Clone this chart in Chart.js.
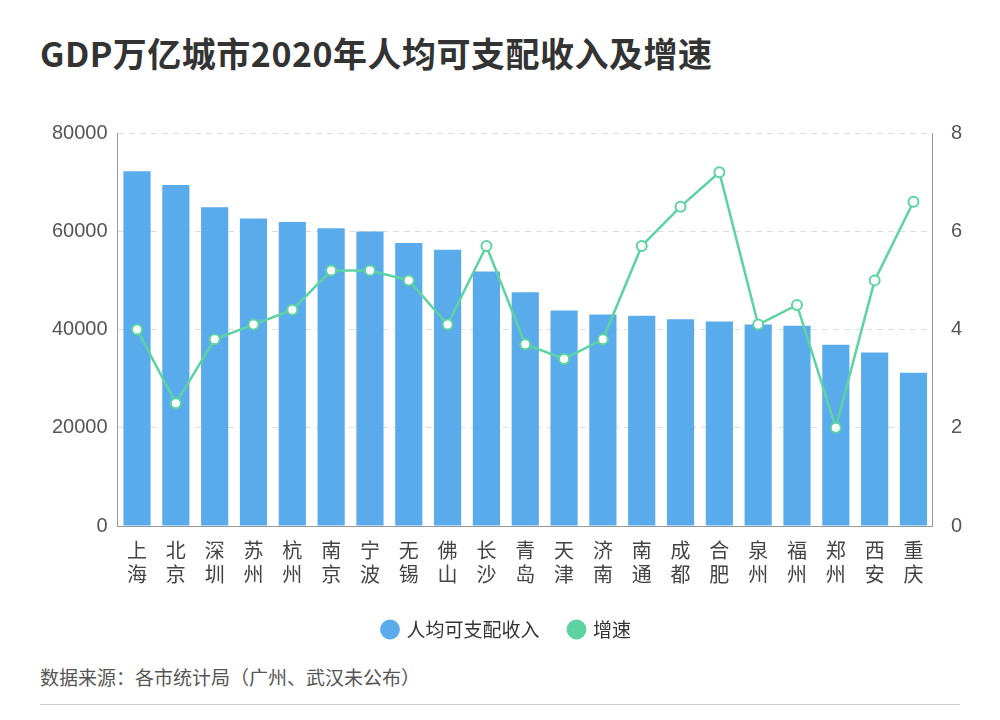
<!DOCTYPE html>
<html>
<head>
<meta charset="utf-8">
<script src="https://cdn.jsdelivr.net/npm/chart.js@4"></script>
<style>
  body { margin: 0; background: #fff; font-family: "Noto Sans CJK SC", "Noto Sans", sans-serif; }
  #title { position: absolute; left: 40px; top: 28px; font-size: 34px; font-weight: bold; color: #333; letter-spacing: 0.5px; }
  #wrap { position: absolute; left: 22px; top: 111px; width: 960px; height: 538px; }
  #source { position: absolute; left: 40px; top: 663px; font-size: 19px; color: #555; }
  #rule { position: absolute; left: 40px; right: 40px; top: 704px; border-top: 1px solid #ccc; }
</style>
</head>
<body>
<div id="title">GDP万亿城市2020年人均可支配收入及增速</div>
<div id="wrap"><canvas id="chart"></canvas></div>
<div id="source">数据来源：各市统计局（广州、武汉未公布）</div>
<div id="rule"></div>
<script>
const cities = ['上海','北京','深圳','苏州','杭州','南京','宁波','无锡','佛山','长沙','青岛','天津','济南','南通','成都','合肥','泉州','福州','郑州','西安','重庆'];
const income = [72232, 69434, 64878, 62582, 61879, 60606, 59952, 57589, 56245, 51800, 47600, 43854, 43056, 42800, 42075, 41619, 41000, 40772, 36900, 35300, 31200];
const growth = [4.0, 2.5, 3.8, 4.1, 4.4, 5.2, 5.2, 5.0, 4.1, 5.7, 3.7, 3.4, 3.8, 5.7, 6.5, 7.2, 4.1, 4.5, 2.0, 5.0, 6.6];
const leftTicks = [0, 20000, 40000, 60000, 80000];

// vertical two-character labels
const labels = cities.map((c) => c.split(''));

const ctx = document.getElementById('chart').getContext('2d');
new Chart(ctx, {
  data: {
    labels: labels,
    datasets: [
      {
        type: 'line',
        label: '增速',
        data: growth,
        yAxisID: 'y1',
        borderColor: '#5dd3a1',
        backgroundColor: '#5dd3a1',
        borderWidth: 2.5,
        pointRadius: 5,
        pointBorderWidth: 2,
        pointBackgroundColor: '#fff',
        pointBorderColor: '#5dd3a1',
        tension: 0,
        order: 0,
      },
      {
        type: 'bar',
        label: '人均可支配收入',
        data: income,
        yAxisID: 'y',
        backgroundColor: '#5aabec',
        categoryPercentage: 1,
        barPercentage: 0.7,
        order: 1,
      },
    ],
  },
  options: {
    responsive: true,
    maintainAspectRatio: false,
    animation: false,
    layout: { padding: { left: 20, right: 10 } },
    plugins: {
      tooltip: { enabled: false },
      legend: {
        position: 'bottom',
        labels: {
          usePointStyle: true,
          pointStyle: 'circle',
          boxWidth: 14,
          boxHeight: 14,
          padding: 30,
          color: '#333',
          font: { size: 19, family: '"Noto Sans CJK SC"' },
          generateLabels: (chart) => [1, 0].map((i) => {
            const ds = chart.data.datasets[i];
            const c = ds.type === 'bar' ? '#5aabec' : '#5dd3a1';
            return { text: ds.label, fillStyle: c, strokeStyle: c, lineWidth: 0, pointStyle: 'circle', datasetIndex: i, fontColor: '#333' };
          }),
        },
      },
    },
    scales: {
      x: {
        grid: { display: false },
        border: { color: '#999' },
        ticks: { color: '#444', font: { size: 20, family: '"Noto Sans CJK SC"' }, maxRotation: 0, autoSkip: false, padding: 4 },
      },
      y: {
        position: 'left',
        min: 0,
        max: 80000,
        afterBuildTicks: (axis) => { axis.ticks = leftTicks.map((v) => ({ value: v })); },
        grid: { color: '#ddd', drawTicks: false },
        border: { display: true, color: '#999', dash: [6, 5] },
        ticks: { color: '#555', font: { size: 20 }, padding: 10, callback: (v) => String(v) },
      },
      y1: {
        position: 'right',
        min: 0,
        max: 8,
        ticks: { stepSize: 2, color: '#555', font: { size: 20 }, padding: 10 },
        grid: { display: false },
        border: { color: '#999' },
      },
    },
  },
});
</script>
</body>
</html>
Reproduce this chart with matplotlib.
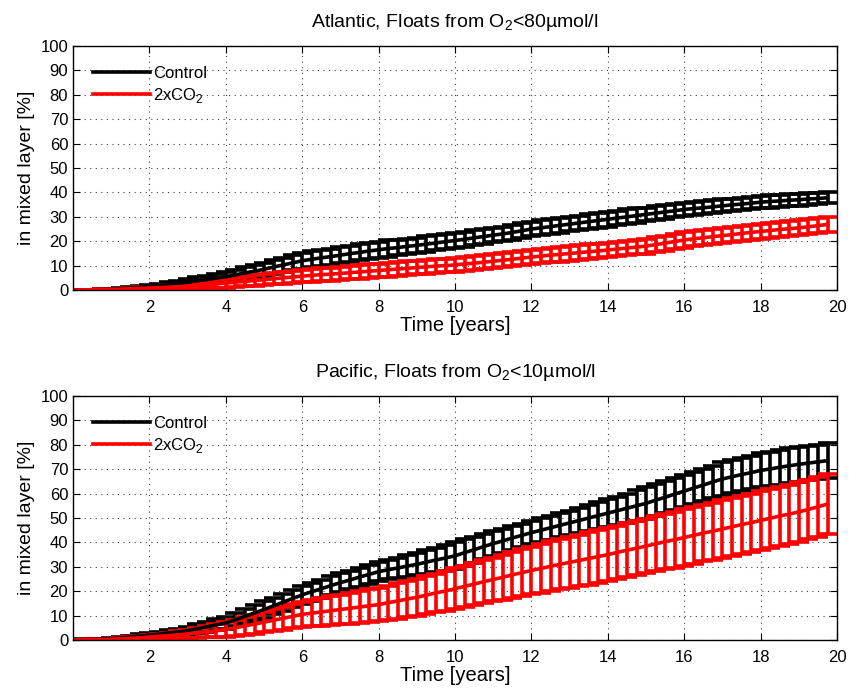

________________

Return the material word for word. Pictures are not part of the copy.

Clone this chart in Chart.js.
<!DOCTYPE html>
<html>
<head>
<meta charset="utf-8">
<script src="https://cdn.jsdelivr.net/npm/chart.js@4"></script>
<style>
  body { margin: 0; background: #fff; font-family: "Noto Sans CJK SC", "Noto Sans", sans-serif; }
  #title { position: absolute; left: 40px; top: 28px; font-size: 34px; font-weight: bold; color: #333; letter-spacing: 0.5px; }
  #wrap { position: absolute; left: 22px; top: 111px; width: 960px; height: 538px; }
  #source { position: absolute; left: 40px; top: 663px; font-size: 19px; color: #555; }
  #rule { position: absolute; left: 40px; right: 40px; top: 704px; border-top: 1px solid #ccc; }
</style>
</head>
<body>
<div id="title">GDP万亿城市2020年人均可支配收入及增速</div>
<div id="wrap"><canvas id="chart"></canvas></div>
<div id="source">数据来源：各市统计局（广州、武汉未公布）</div>
<div id="rule"></div>
<script>
const cities = ['上海','北京','深圳','苏州','杭州','南京','宁波','无锡','佛山','长沙','青岛','天津','济南','南通','成都','合肥','泉州','福州','郑州','西安','重庆'];
const income = [72232, 69434, 64878, 62582, 61879, 60606, 59952, 57589, 56245, 51800, 47600, 43854, 43056, 42800, 42075, 41619, 41000, 40772, 36900, 35300, 31200];
const growth = [4.0, 2.5, 3.8, 4.1, 4.4, 5.2, 5.2, 5.0, 4.1, 5.7, 3.7, 3.4, 3.8, 5.7, 6.5, 7.2, 4.1, 4.5, 2.0, 5.0, 6.6];
const leftTicks = [0, 20000, 40000, 60000, 80000];

// vertical two-character labels
const labels = cities.map((c) => c.split(''));

const ctx = document.getElementById('chart').getContext('2d');
new Chart(ctx, {
  data: {
    labels: labels,
    datasets: [
      {
        type: 'line',
        label: '增速',
        data: growth,
        yAxisID: 'y1',
        borderColor: '#5dd3a1',
        backgroundColor: '#5dd3a1',
        borderWidth: 2.5,
        pointRadius: 5,
        pointBorderWidth: 2,
        pointBackgroundColor: '#fff',
        pointBorderColor: '#5dd3a1',
        tension: 0,
        order: 0,
      },
      {
        type: 'bar',
        label: '人均可支配收入',
        data: income,
        yAxisID: 'y',
        backgroundColor: '#5aabec',
        categoryPercentage: 1,
        barPercentage: 0.7,
        order: 1,
      },
    ],
  },
  options: {
    responsive: true,
    maintainAspectRatio: false,
    animation: false,
    layout: { padding: { left: 20, right: 10 } },
    plugins: {
      tooltip: { enabled: false },
      legend: {
        position: 'bottom',
        labels: {
          usePointStyle: true,
          pointStyle: 'circle',
          boxWidth: 14,
          boxHeight: 14,
          padding: 30,
          color: '#333',
          font: { size: 19, family: '"Noto Sans CJK SC"' },
          generateLabels: (chart) => [1, 0].map((i) => {
            const ds = chart.data.datasets[i];
            const c = ds.type === 'bar' ? '#5aabec' : '#5dd3a1';
            return { text: ds.label, fillStyle: c, strokeStyle: c, lineWidth: 0, pointStyle: 'circle', datasetIndex: i, fontColor: '#333' };
          }),
        },
      },
    },
    scales: {
      x: {
        grid: { display: false },
        border: { color: '#999' },
        ticks: { color: '#444', font: { size: 20, family: '"Noto Sans CJK SC"' }, maxRotation: 0, autoSkip: false, padding: 4 },
      },
      y: {
        position: 'left',
        min: 0,
        max: 80000,
        afterBuildTicks: (axis) => { axis.ticks = leftTicks.map((v) => ({ value: v })); },
        grid: { color: '#ddd', drawTicks: false },
        border: { display: true, color: '#999', dash: [6, 5] },
        ticks: { color: '#555', font: { size: 20 }, padding: 10, callback: (v) => String(v) },
      },
      y1: {
        position: 'right',
        min: 0,
        max: 8,
        ticks: { stepSize: 2, color: '#555', font: { size: 20 }, padding: 10 },
        grid: { display: false },
        border: { color: '#999' },
      },
    },
  },
});
</script>
</body>
</html>
Reproduce this chart with matplotlib.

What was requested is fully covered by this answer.